Originally posted: 2020-02-22. View source code for this page here.

Why you should open source your analytical work

Working in the open improves the quality of analytical work and multiplies its impact.

The payoff extends far beyond transparency and reuse. Greater benefits come from the way of working that is needed to publish work openly, because it promotes analytical best practice.

Analysts should therefore aim to open source the non-sensitive parts of their projects, which is often the majority of the code. Some of the key benefits which I've experienced are as follows:

Re-use, collaboration and documentation

An obvious benefit of open source is that other teams and organisation can reuse the work. Less obviously, the benefits of reuse are quickly realised within a team itself, for several reasons:

  • Collaboration and feedback. It is much easier to tap into the expertise of the wider community of analysts when work is shared in the open. In my experience, analysts outside the team are much more likely be helpful if they know they're contributing to open source work. This is motivated by a mutual understanding of the benefits of open source, and because they use free software themselves and want to 'pay it forward'.

    It's also enormously easier for analysts in different teams (or even different countries) to contribute to and use the same project if there is a single open source codebase. This can often lead to iterative improvements as different teams find ways of improving the code, to the benefit of everyone.

  • Bug finding. Many users make light work of QA, because they are quick to tell you when things aren't right. It's not uncommon to get bug reports from all over the world.

  • Documentation. Open sourcing helps to quickly identify areas of weak documentation which are likely to cause problems of corporate knowledge retention, because if the documentation is lacking, you'll quickly receive questions. If you're lucky, your users will even contribute to the documentation themselves.

Managing complexity and corporate knowledge retention

A defining characteristic of high quality analytical work is that complexity is managed effectively.

At a basic level, this involves separating out data, assumptions, and modelling work, and ensuring results are reproducible.

In more complex projects, this usually means breaking down the problem into simpler parts, each of which has a clear responsibility with limited scope (a good 'separation of concerns'). These parts can then be run and quality assured separately.

If a project is to be open sourced, this approach to model building is essential from the outset because sensitive data and assumptions must be kept separate from the code.

It also encourages the analyst to consider the general version of the problem, rather than writing highly specific code that is capable only of solving the problem at hand.

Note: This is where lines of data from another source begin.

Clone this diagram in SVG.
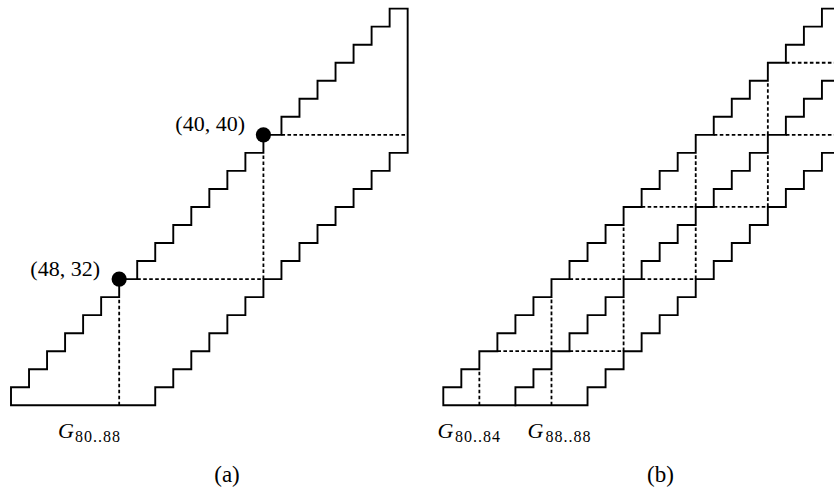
<svg xmlns="http://www.w3.org/2000/svg" width="834" height="496" viewBox="0 0 834 496">
<style>
.band{fill:none;stroke:#000;stroke-width:1.9;stroke-linejoin:miter;stroke-linecap:square}
.dash{fill:none;stroke:#000;stroke-width:1.8;stroke-dasharray:3.6 2.4}
.lbl{font-family:"Liberation Serif","Times New Roman",serif;font-size:22px;fill:#000}
.it{font-style:italic}
.sub{font-family:"Liberation Serif","Times New Roman",serif;font-size:16px;letter-spacing:1px;fill:#000}
.cap{font-family:"Liberation Serif","Times New Roman",serif;font-size:23px;fill:#000;text-anchor:middle}
</style>
<defs>
<path id="bandShape" d="M0,0v-18.03h18.03v-18.03h18.03v-18.03h18.03v-18.03h18.03v-18.03h18.03v-18.03h18.03v-18.03h18.03v-18.03h18.03v-18.03h18.03v-18.03h18.03v-18.03h18.03v-18.03h18.03v-18.03h18.03v-18.03h18.03v-18.03h18.03v-18.03h18.03v-18.03h18.03v-18.03h18.03v-18.03h18.03v-18.03h18.03v-18.03h18.03v-18.03h18.03V-252.42h-18.03v18.03h-18.03v18.03h-18.03v18.03h-18.03v18.03h-18.03v18.03h-18.03v18.03h-18.03v18.03h-18.03v18.03h-18.03v18.03h-18.03v18.03h-18.03v18.03h-18.03v18.03h-18.03v18.03h-18.03v18.03Z"/>
</defs>

<g id="panel-a">
  <g id="a-band" transform="translate(11,405.3)">
    <use href="#bandShape" class="band"/>
  </g>
  <g id="a-connectors" transform="translate(11,405.3)">
    <path class="dash" d="M108.18,0V-108.18M126.21,-126.21H252.42M252.42,-126.21V-252.42M270.45,-270.45H396.66"/>
  </g>
  <g id="a-point-48-32">
    <circle cx="119.18" cy="279.09" r="7.6" fill="#000"/>
    <text class="lbl" x="100" y="275.5" text-anchor="end">(48, 32)</text>
  </g>
  <g id="a-point-40-40">
    <circle cx="263.42" cy="134.85" r="7.6" fill="#000"/>
    <text class="lbl" x="245" y="130.7" text-anchor="end">(40, 40)</text>
  </g>
  <g id="a-label">
    <text class="lbl it" x="58" y="438">G</text>
    <text class="sub" x="75" y="442">80..88</text>
  </g>
  <text class="cap" x="227" y="481.5">(a)</text>
</g>

<g id="panel-b">
  <g id="b-band" transform="translate(443.3,405.3)">
    <use href="#bandShape" class="band"/>
    <path class="band" d="M72.12,0v-18.03h18.03v-18.03h18.03v-18.03h18.03v-18.03h18.03v-18.03h18.03v-18.03h18.03v-18.03h18.03v-18.03h18.03v-18.03h18.03v-18.03h18.03v-18.03h18.03v-18.03h18.03v-18.03h18.03v-18.03h18.03v-18.03h18.03v-18.03h18.03v-18.03h18.03v-18.03h18.03"/>
  </g>
  <g id="b-connectors" transform="translate(443.3,405.3)">
    <path class="dash" d="M36.06,0V-36.06M108.18,0V-36.06M108.18,-54.09V-108.18M180.3,-54.09V-108.18M180.3,-126.21V-180.3M252.42,-126.21V-180.3M252.42,-198.33V-252.42M324.54,-198.33V-252.42M324.54,-270.45V-324.54"/>
    <path class="dash" d="M54.09,-54.09H108.18M126.21,-54.09H180.3M126.21,-126.21H180.3M198.33,-126.21H252.42M198.33,-198.33H252.42M270.45,-198.33H324.54M270.45,-270.45H324.54M342.57,-270.45H396.66M342.57,-342.57H396.66"/>
  </g>
  <g id="b-label-80-84">
    <text class="lbl it" x="437.5" y="438">G</text>
    <text class="sub" x="455" y="442">80..84</text>
  </g>
  <g id="b-label-88-88">
    <text class="lbl it" x="527.5" y="438">G</text>
    <text class="sub" x="545.5" y="442">88..88</text>
  </g>
  <text class="cap" x="660.5" y="481.5">(b)</text>
</g>
</svg>
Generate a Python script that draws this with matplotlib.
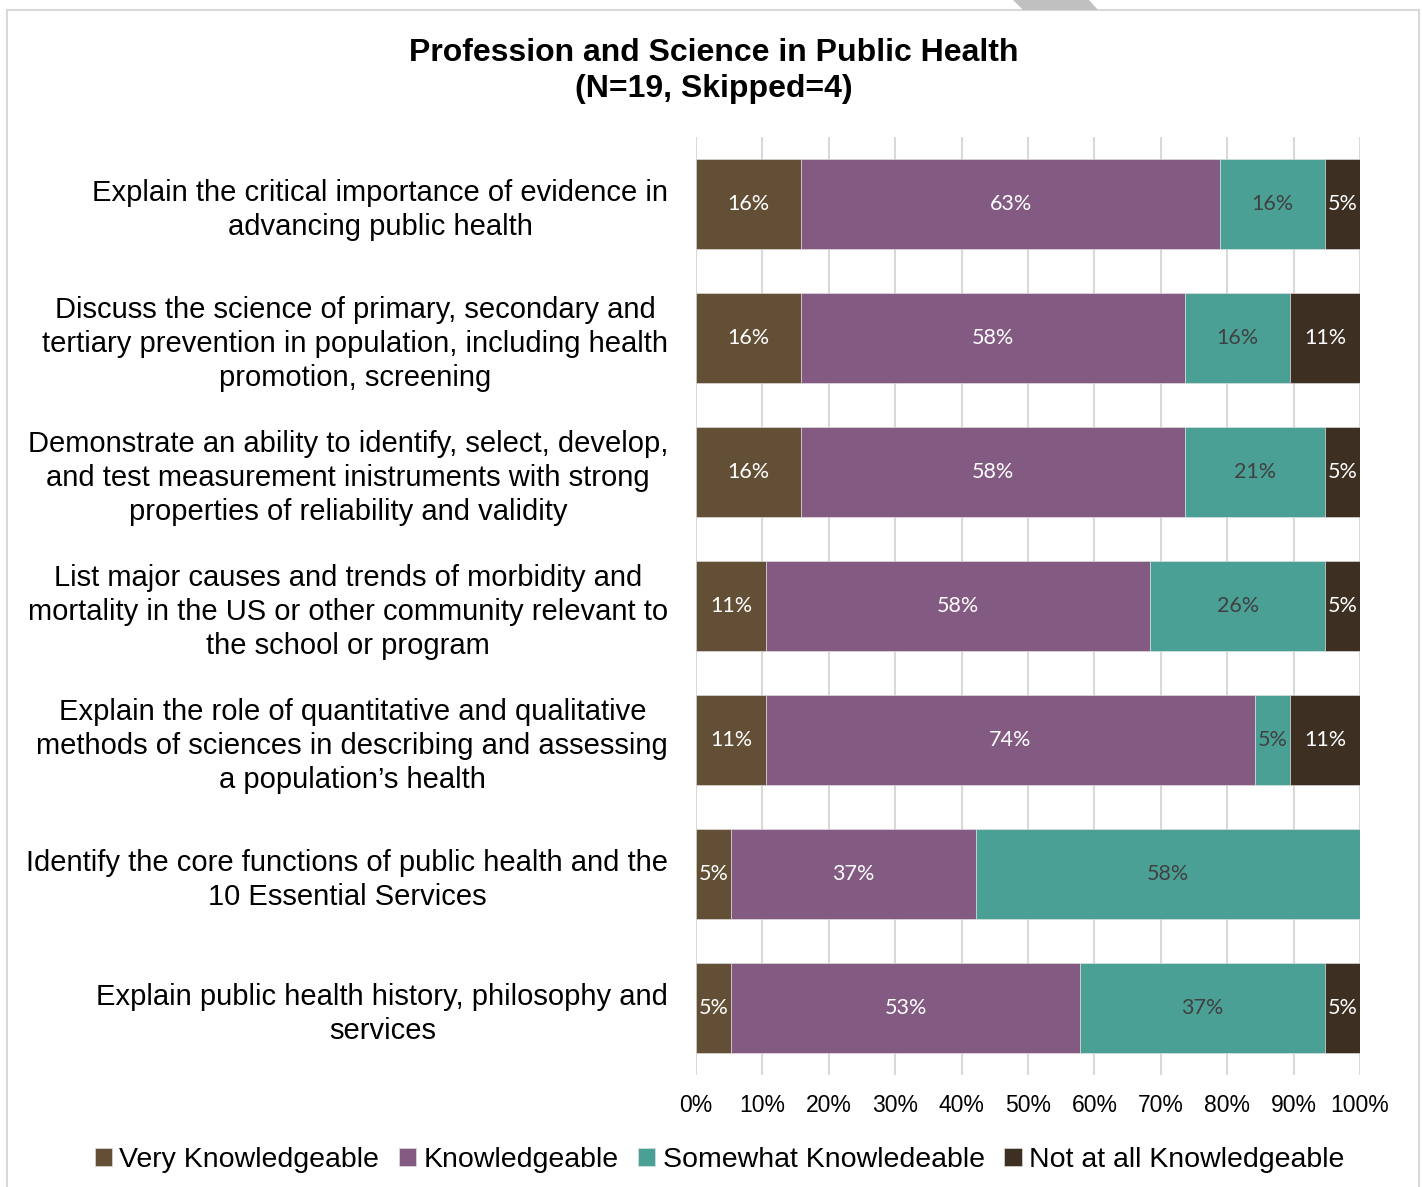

This usually results in code that is better abstracted and easier to understand, because it requires clearer thinking about the problem. It also

In turn, generalised code increases agility, because it requires small modifications rather than a complete rewrite when requirements change. Finally, generalised code is usually less sensitive because it reveals little about its specific application.

The overall result is projects that are easier to understand and maintain. New members of staff can see how the problem has been split out into smaller, simpler parts, and do not have to understand the whole before they can usefully contribute.

Quality assurance (QA)

Over time, authors of open source have established a widely-adopted convention for quality assurance that allows external users to trust the work, despite the fact they usually have no contact with the authors. This convention involves writing automated and self-documenting tests of the correctness of the code which run automatically whenever changes are made.

Trust in the project is established because this convention results in a fully-documented, robust quality assurance which is open to anybody to review, and improve.

Open sourcing code encourages analysts to develop an understanding of this process - which should be the gold standard for QA - and to begin to follow this convention themselves.

An additional benefit of this kind of QA is it makes it much easier for a newcomer to the project to make improvements, because any changes they make are automatically tested before they are accepted.

Job satisfaction and learning and development

Speaking for myself, I find working on open source projects incredibly motivating. I use other people's open source work every day, and so it feels good to be able to contribute back to the community. It also means the value of my work extends beyond the immediate project - and it's very satisfying to hear about other people building on your work to achieve interesting things.

Familiarity with open source ways of working also uncovers huge opportunities for learning and development. Rather than solving new problems from scratch, there's always a wealth of existing open source work to learn from and copy from. By referring to the code of some of the most widely-used packages, you can learn from some of the best analysts in the world for free.